◆ RECORD SET
--- START ---

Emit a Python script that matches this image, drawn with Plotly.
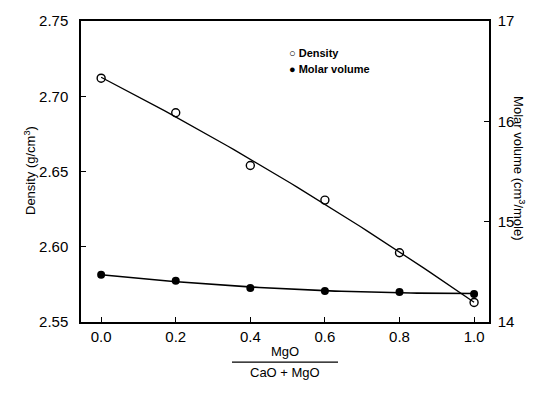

--- END ---
--- START ---

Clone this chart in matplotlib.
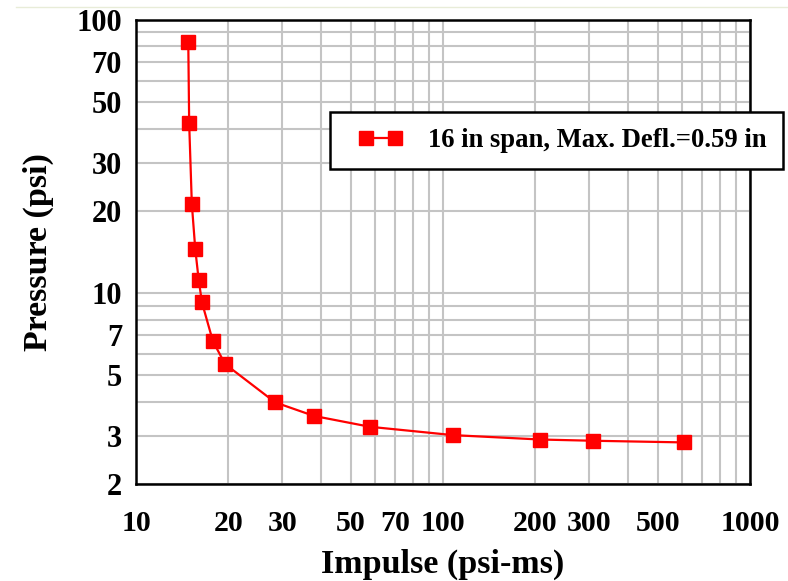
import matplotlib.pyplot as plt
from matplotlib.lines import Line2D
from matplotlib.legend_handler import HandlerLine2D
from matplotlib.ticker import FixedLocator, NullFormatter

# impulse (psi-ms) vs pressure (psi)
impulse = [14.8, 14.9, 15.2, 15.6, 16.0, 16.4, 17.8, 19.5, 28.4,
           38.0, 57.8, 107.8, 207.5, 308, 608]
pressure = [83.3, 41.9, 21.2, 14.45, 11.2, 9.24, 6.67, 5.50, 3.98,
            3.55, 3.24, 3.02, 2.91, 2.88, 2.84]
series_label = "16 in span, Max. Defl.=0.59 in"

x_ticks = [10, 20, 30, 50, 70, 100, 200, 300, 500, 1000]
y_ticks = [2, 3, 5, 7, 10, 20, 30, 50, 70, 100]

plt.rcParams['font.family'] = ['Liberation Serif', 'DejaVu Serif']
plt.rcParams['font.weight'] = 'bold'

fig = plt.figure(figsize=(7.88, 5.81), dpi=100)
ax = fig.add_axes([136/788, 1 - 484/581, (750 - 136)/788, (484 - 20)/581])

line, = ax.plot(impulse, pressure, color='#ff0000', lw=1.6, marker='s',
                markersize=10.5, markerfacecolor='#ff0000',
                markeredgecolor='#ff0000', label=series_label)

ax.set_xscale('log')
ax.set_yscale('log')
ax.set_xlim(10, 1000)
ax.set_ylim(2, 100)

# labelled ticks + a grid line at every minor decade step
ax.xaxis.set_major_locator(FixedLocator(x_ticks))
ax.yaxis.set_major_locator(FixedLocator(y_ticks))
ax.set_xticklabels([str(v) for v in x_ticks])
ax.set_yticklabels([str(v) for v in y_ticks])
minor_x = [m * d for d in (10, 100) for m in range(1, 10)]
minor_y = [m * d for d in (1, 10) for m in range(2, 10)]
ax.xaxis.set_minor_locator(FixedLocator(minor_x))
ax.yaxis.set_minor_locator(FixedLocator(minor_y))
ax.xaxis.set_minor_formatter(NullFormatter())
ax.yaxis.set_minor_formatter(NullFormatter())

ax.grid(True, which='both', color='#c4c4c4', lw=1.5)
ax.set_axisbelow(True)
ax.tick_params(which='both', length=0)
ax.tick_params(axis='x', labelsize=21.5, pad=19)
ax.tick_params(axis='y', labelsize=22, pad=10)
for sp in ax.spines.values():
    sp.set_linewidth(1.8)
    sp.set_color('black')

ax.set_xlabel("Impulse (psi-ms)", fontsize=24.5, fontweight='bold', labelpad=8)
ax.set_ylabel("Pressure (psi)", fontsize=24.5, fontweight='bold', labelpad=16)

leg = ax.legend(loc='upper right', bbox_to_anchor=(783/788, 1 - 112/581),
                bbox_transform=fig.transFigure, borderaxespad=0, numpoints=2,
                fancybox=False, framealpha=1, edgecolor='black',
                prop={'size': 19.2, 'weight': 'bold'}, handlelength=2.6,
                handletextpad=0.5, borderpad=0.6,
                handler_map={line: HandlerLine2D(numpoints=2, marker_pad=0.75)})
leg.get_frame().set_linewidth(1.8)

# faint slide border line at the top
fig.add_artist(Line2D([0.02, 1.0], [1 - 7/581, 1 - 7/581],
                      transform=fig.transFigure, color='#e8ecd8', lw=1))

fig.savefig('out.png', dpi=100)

--- END ---
--- START ---

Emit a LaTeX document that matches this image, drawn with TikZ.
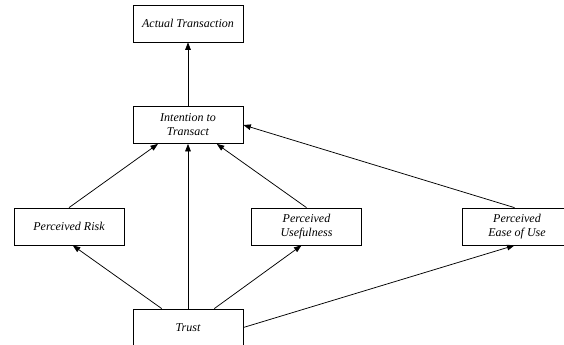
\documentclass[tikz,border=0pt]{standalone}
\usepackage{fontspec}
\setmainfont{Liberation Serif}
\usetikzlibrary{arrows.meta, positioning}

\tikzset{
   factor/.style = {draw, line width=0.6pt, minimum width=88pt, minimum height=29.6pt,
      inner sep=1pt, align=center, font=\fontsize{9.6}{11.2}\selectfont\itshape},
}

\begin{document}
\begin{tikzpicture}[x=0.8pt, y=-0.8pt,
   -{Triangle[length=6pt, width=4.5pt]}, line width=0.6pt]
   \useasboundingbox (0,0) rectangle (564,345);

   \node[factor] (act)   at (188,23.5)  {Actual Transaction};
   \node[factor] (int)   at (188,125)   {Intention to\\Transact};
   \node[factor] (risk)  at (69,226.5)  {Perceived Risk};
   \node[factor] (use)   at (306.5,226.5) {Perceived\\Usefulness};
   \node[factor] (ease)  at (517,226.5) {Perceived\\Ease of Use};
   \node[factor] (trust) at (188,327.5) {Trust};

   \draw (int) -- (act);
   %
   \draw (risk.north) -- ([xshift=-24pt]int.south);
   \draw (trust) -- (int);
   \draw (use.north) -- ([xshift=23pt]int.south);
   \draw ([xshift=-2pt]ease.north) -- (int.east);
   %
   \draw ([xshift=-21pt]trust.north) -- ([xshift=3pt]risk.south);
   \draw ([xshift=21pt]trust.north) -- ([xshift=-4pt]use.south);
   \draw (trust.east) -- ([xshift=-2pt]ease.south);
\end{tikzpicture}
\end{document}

--- END ---

◆ TO DO
In the material above, find each line that contains the word "image", and select it.

◆ FINISHED EXERCISE
Emit a Python script that matches this image, drawn with Plotly.
Emit a LaTeX document that matches this image, drawn with TikZ.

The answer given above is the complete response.